MiPLA and its homologue EiPLA are the only known simple N,N-dialkyllysergamides that approach the potency of LSD itself. All other N,N-dialkyl analogues tested, including the dimethyl, dipropyl, methylethyl, and so on, are only around one-tenth as potent as LSD. However, some N-monoalkyllysergamides, such as the sec-butyl and tert-butyl derivatives, were also found to show activity and potency comparable to LSD. In addition, iPLA, the N-monoisopropyl derivative, is only slightly weaker than MiPLA.

==Pharmacology==
===Pharmacodynamics===
MiPLA has been found to interact with serotonin receptors, including acting as an agonist of the serotonin 5-HT_{2A} receptor.

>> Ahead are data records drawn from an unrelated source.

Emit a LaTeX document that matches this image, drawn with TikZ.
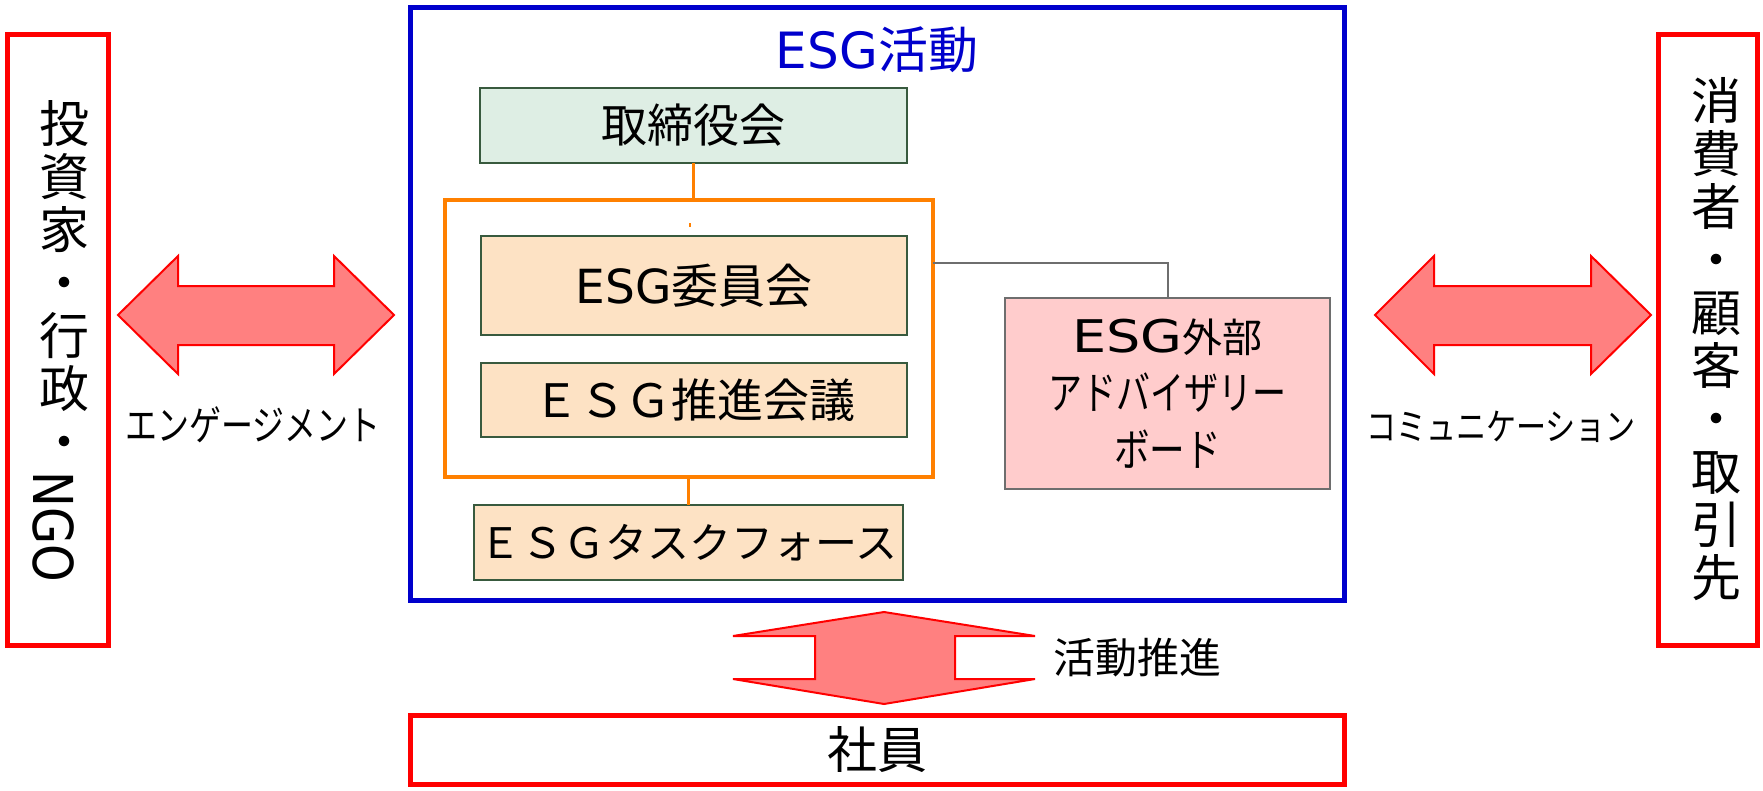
\documentclass[tikz,border=0pt]{standalone}
\usepackage{fontspec}
\usepackage{graphicx}
\setmainfont{DejaVu Sans}
\newfontfamily\cjk{Noto Sans CJK JP}
\definecolor{myred}{RGB}{255,0,0}
\definecolor{myblue}{RGB}{0,0,204}
\definecolor{greenfill}{RGB}{222,238,228}
\definecolor{darkgreen}{RGB}{56,90,62}
\definecolor{peach}{RGB}{253,226,196}
\definecolor{myorange}{RGB}{255,128,0}
\definecolor{advfill}{RGB}{255,204,204}
\definecolor{advdraw}{RGB}{110,110,110}
\definecolor{arrowfill}{RGB}{255,128,128}
\begin{document}
\begin{tikzpicture}[x=1pt,y=-1pt,
  every node/.style={inner sep=0pt, outer sep=0pt},
  redbox/.style={rectangle, draw=myred, line width=5pt},
  bluebox/.style={rectangle, draw=myblue, line width=5pt},
  greenbox/.style={rectangle, fill=greenfill, draw=darkgreen, line width=2pt},
  peachbox/.style={rectangle, fill=peach, draw=darkgreen, line width=2pt},
  orangebox/.style={rectangle, draw=myorange, line width=3.5pt},
  advbox/.style={rectangle, fill=advfill, draw=advdraw, line width=2pt},
  vtext/.style={align=center, font=\cjk\fontsize{50}{53}\selectfont},
  orangeline/.style={draw=myorange, line width=3pt},
  grayline/.style={draw=advdraw, line width=2pt},
  blockarrow/.style={fill=arrowfill, draw=myred, line width=2pt, line join=miter}
]
\useasboundingbox (0,0) rectangle (1763,790);

% side boxes
\node[redbox, minimum width=100.5pt, minimum height=611.5pt] (left) at (57.75,339.75) {};
\node[vtext] (lefttxt) at (64.5,280.5) {投\\資\\家\\・\\行\\政\\・};
\node[rotate=-90, font=\fontsize{55}{60}\selectfont] (ngo) at (54,527) {\scalebox{0.87}[1]{NGO}};

\node[redbox, minimum width=99pt, minimum height=611.5pt] (right) at (1708,339.75) {};
\node[vtext] (righttxt) at (1716,339.5) {消\\費\\者\\・\\顧\\客\\・\\取\\引\\先};

% ESG activity frame
\node[bluebox, minimum width=934pt, minimum height=593pt] (esg) at (877.5,304) {};
\node[font=\fontsize{50}{60}\selectfont, text=myblue] (title) at (877,50) {ESG{\cjk 活動}};

\node[orangebox, minimum width=488pt, minimum height=277pt] (orange) at (689,338.5) {};
\node[greenbox, minimum width=427pt, minimum height=75pt, font=\cjk\fontsize{46}{50}\selectfont] (board) at (693.5,125.5) {取締役会};
\node[peachbox, minimum width=426pt, minimum height=99pt, font=\fontsize{47}{50}\selectfont] (comm) at (694,285.5) {ESG{\cjk 委員会}};
\node[peachbox, minimum width=426pt, minimum height=74pt, font=\cjk\fontsize{46}{50}\selectfont] (prom) at (694,400) {ＥＳＧ推進会議};
\node[peachbox, minimum width=429pt, minimum height=75pt, font=\cjk\fontsize{42}{50}\selectfont] (task) at (688.5,542.5) {ＥＳＧタスクフォース};
\node[advbox, minimum width=325pt, minimum height=191pt, align=center, font=\fontsize{40}{57}\selectfont] (adv) at (1167.5,393.5)
  {\scalebox{1.2}[1]{\fontsize{45}{57}\selectfont ESG}{\cjk 外部}\\\scalebox{0.85}[1.12]{\cjk アドバイザリー}\\\scalebox{0.89}[1.12]{\cjk ボード}};

% connectors
\draw[orangeline] (board.south) -- (board.south |- orange.north);
\draw[orangeline] (task.north) -- (task.north |- orange.south);
\draw[myorange, line width=1.5pt] (690,223) -- (690,227);
\coordinate (g) at (1167.5,263);
\draw[grayline] (orange.east |- g) -- (g) -- (adv.north);

% employees
\node[redbox, minimum width=934pt, minimum height=69pt, font=\cjk\fontsize{50}{50}\selectfont] (emp) at (877.5,750) {社員};

% block arrows
\draw[blockarrow] (118,315) -- (178,256) -- (178,286) -- (334,286) -- (334,256) -- (394,315)
  -- (334,374) -- (334,345) -- (178,345) -- (178,374) -- cycle;
\draw[blockarrow] (1375,315) -- (1434,256) -- (1434,286) -- (1591,286) -- (1591,256) -- (1651,315)
  -- (1591,374) -- (1591,345) -- (1434,345) -- (1434,374) -- cycle;
\draw[blockarrow] (884,612) -- (1035,636) -- (955,636) -- (955,679) -- (1035,679) -- (884,704)
  -- (733,679) -- (815,679) -- (815,636) -- (733,636) -- cycle;

% labels
\node[font=\cjk\fontsize{34}{40}\selectfont] (eng) at (253,425) {\scalebox{0.94}[1.2]{エンゲージメント}};
\node[font=\cjk\fontsize{31}{40}\selectfont] (com) at (1501,427) {\scalebox{0.97}[1.2]{コミュニケーション}};
\node[font=\cjk\fontsize{42}{50}\selectfont] (act) at (1137,658) {活動推進};
\end{tikzpicture}
\end{document}
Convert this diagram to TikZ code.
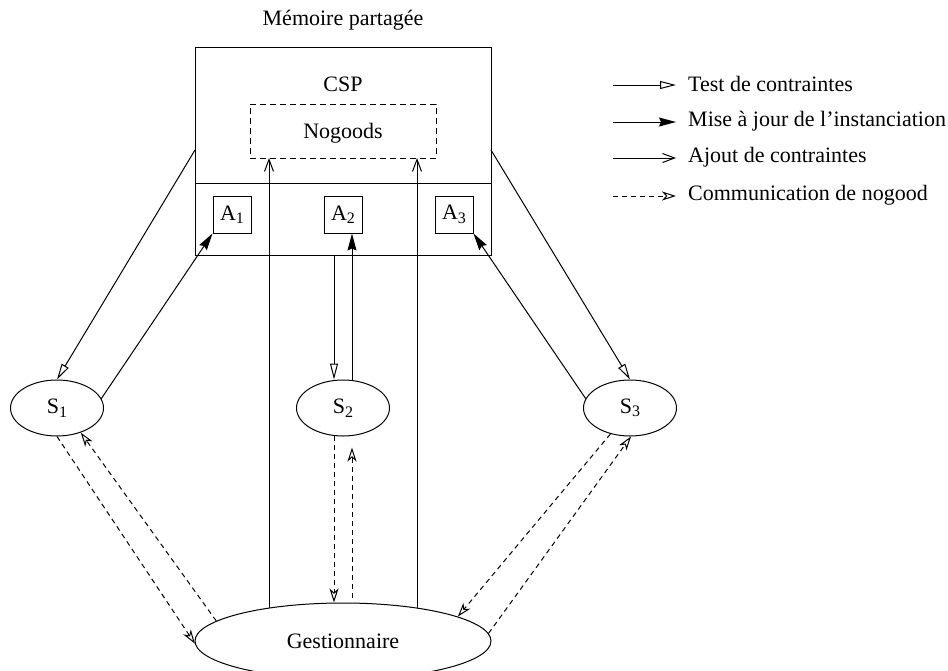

It also interacts with the dopamine D_{1} and D_{2} receptors. The drug fully substitutes for LSD in rodent drug discrimination tests with only slightly lower potency than LSD. In addition, MiPLA produces the head-twitch response, a behavioral proxy of psychedelic effects, in rodents, with about one-third the potency of LSD. The drug showed roughly the same potency in producing the head-twitch response as EcPLA.

==Chemistry==
MiPLA, also known as N-methyl-N-isopropyllysergamide or as lysergic acid methylisopropylamide, is a substituted lysergamide and a structural isomer of lysergic acid diethylamide (LSD; N,N-diethyllysergamide), with the alkyl groups on the amide nitrogen having been subjected to a methylene shuffle.

===Synthesis===
The chemical synthesis of MiPLA has been described.

===Analogues===
Analogues of MiPLA include iPLA, EiPLA, EPLA, EcPLA, DiPLA, LSB, and LSP, among others. The ester derivatives 1P-MiPLA and 1cP-MiPLA are thought to be prodrugs of MiPLA.

==History==
MiPLA was originally discovered and described by Albert Hofmann at Sandoz during the original structure–activity research into LSD, with Eli Lilly and Company filing a patent in 1956 and it being published in 1961. It was subsequently investigated in more detail by the team led by David E. Nichols at Purdue University in the 1990s. The main use for this drug has been in studies of the binding site at the serotonin 5-HT_{2A} receptor through which LSD produces its hallucinogenic effects. MiPLA was first encountered as a novel designer drug by 2018.

==Society and culture==
===Legal status===
====Austria====
MiPLA is technically not illegal in Austria but it may fall in the NPSG (Neue-Psychoaktive-Substanzen-Gesetz Österreich) as an analogue of LSD.

====Canada====
MiPLA is not a controlled substance in Canada as of 2025.

====France====
MiPLA is illegal in France.

====Germany====
MiPLA is controlled in Germany under the NpSG (New Psychoactive Substances Act) as of July 18, 2019. Production and import with the aim to place it on the market, administration to another person and trading is punishable. Possession is illegal but not penalized.

====Switzerland====
MiPLA can be considered a controlled substance in Switzerland as a defined derivative of Lysergic Acid under Verzeichnis E point 263. It is legal when used for scientific or industrial use.

====United Kingdom====
MiPLA is a controlled substance in the United Kingdom via the Psychoactive Substances Act 2016.

====United States====
MiPLA is not scheduled in the United States, but may be considered to be an analogue of LSD, which would make it illegal to possess for human consumption under the Federal Analogue Act. However, it may be a Schedule I controlled substance in the United States due to being an isomer of LSD.